● What you should do
For the entries below, copy exactly the line that contains "Convert this chart to D3.js code." through the line that contains "var yTicks = [-200, 0, 200, 400, 600, 800];", both ends included, and exclude all pictures.

Figure scripts
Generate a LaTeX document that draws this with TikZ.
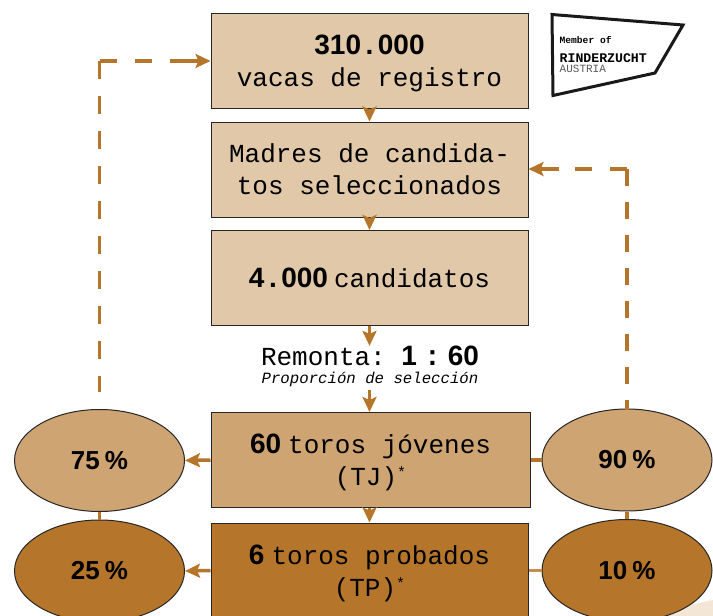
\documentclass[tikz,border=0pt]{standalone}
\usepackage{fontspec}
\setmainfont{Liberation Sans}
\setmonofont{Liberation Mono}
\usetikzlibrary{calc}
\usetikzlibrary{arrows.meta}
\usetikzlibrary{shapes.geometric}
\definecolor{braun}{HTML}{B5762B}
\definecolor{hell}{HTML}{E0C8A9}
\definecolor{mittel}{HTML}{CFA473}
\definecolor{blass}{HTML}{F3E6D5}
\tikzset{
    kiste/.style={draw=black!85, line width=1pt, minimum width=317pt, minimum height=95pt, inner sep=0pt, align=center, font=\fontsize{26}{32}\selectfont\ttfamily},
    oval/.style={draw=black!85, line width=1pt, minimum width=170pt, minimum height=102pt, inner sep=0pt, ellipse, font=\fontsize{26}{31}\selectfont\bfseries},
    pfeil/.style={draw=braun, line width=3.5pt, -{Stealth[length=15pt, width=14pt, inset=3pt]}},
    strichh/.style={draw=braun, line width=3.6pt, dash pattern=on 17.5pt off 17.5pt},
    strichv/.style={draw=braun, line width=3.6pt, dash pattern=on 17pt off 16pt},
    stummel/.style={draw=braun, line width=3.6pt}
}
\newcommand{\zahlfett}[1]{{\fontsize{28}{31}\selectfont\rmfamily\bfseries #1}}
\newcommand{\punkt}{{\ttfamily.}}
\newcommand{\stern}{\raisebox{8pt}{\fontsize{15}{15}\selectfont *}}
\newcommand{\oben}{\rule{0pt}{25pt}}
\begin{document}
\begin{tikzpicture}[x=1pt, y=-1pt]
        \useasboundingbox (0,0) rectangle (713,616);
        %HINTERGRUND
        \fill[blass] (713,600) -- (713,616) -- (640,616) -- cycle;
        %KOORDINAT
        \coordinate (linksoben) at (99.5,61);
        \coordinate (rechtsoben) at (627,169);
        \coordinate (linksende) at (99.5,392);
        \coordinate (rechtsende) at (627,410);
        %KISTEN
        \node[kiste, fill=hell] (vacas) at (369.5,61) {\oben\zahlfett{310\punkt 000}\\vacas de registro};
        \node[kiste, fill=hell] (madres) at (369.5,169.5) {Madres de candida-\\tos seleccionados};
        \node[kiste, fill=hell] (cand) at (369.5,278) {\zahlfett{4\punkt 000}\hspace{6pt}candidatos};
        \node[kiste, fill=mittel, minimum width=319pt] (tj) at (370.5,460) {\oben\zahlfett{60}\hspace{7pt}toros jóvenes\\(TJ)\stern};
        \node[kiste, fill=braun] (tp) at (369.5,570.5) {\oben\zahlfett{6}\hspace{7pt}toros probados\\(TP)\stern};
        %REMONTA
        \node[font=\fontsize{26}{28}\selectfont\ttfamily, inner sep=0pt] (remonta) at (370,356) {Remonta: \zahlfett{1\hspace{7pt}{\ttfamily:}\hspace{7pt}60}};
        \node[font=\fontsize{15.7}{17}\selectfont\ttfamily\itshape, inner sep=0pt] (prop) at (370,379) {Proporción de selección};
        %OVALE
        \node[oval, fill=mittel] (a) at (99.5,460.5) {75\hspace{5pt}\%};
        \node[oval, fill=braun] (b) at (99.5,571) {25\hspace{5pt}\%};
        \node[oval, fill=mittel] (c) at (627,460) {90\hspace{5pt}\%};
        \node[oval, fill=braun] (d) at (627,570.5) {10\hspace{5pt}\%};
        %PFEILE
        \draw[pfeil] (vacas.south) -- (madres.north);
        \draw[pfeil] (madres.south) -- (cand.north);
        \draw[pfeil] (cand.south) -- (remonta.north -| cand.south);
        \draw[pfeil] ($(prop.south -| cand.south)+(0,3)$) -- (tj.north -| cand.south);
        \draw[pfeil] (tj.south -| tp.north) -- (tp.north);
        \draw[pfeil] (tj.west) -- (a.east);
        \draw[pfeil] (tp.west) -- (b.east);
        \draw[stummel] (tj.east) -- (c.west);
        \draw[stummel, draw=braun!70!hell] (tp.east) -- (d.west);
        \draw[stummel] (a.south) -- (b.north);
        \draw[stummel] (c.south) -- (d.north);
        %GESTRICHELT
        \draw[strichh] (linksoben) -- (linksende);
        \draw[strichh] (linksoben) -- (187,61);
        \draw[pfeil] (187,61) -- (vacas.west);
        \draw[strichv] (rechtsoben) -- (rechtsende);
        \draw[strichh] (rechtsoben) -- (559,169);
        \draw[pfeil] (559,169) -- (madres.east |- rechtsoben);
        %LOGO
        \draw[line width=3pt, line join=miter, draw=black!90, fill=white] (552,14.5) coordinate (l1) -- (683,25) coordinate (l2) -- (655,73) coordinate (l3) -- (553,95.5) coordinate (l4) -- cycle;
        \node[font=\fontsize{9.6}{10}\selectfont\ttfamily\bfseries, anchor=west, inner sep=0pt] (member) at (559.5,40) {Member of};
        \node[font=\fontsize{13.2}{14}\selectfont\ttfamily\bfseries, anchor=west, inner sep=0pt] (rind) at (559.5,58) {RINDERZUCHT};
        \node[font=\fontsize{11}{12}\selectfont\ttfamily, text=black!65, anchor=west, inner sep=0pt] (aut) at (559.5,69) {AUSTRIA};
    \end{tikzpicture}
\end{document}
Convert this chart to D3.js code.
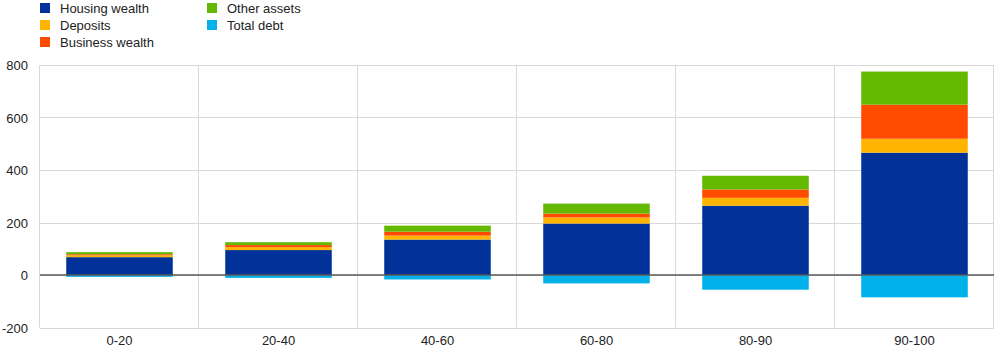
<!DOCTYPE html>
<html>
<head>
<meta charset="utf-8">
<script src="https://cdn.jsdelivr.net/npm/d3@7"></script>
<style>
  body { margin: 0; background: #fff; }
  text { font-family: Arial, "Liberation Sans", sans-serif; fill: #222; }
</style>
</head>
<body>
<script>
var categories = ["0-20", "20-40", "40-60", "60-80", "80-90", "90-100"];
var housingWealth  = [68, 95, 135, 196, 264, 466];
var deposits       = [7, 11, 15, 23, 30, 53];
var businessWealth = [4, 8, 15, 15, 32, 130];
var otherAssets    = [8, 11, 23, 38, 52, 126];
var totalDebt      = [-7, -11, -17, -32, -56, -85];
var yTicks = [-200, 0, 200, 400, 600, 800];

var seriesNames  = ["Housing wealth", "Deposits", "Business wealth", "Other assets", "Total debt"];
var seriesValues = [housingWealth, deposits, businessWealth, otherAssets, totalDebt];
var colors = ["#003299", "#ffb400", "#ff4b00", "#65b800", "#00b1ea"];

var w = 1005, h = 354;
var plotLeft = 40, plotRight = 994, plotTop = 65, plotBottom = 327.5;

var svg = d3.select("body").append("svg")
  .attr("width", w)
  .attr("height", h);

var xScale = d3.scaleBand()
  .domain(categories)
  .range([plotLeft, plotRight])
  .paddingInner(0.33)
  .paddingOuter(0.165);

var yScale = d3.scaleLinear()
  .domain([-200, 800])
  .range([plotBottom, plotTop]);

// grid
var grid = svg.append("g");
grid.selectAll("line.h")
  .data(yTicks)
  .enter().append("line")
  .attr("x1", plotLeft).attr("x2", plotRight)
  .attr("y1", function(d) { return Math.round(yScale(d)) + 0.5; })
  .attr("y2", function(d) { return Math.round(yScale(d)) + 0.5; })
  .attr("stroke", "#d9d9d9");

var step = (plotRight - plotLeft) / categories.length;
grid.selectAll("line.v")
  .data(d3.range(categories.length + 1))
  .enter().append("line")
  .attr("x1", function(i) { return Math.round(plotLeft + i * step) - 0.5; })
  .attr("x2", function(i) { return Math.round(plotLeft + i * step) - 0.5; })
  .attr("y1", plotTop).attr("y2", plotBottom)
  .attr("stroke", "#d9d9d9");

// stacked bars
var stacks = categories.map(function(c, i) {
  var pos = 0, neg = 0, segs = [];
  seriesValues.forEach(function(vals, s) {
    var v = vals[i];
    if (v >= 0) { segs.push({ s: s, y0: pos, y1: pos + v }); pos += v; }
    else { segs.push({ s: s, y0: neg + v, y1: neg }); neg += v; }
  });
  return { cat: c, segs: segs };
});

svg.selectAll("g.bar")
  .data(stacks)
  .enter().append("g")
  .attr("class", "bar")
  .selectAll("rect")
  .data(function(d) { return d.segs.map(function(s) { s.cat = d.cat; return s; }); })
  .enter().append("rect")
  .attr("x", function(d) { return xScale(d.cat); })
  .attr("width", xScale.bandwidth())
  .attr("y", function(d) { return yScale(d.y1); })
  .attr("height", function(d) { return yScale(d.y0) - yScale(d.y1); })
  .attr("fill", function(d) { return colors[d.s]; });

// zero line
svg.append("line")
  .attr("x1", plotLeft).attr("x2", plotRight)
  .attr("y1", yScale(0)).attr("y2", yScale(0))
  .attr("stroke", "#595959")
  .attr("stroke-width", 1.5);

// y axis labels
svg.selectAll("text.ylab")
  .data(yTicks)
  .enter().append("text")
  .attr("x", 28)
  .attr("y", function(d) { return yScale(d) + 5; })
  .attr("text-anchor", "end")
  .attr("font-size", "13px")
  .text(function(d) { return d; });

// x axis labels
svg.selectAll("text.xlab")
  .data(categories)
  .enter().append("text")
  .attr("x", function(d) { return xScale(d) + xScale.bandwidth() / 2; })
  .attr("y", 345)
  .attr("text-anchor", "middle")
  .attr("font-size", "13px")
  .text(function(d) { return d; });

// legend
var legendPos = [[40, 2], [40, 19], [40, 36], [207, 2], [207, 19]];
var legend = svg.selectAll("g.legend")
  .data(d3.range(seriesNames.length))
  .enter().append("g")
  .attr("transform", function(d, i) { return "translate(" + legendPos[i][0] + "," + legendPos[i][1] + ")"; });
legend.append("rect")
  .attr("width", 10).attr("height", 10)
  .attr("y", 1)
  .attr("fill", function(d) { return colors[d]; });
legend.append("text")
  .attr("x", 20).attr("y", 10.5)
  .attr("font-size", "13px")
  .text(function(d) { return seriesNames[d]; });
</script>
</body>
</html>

● Exercise solution
Convert this chart to D3.js code.
<!DOCTYPE html>
<html>
<head>
<meta charset="utf-8">
<script src="https://cdn.jsdelivr.net/npm/d3@7"></script>
<style>
  body { margin: 0; background: #fff; }
  text { font-family: Arial, "Liberation Sans", sans-serif; fill: #222; }
</style>
</head>
<body>
<script>
var categories = ["0-20", "20-40", "40-60", "60-80", "80-90", "90-100"];
var housingWealth  = [68, 95, 135, 196, 264, 466];
var deposits       = [7, 11, 15, 23, 30, 53];
var businessWealth = [4, 8, 15, 15, 32, 130];
var otherAssets    = [8, 11, 23, 38, 52, 126];
var totalDebt      = [-7, -11, -17, -32, -56, -85];
var yTicks = [-200, 0, 200, 400, 600, 800];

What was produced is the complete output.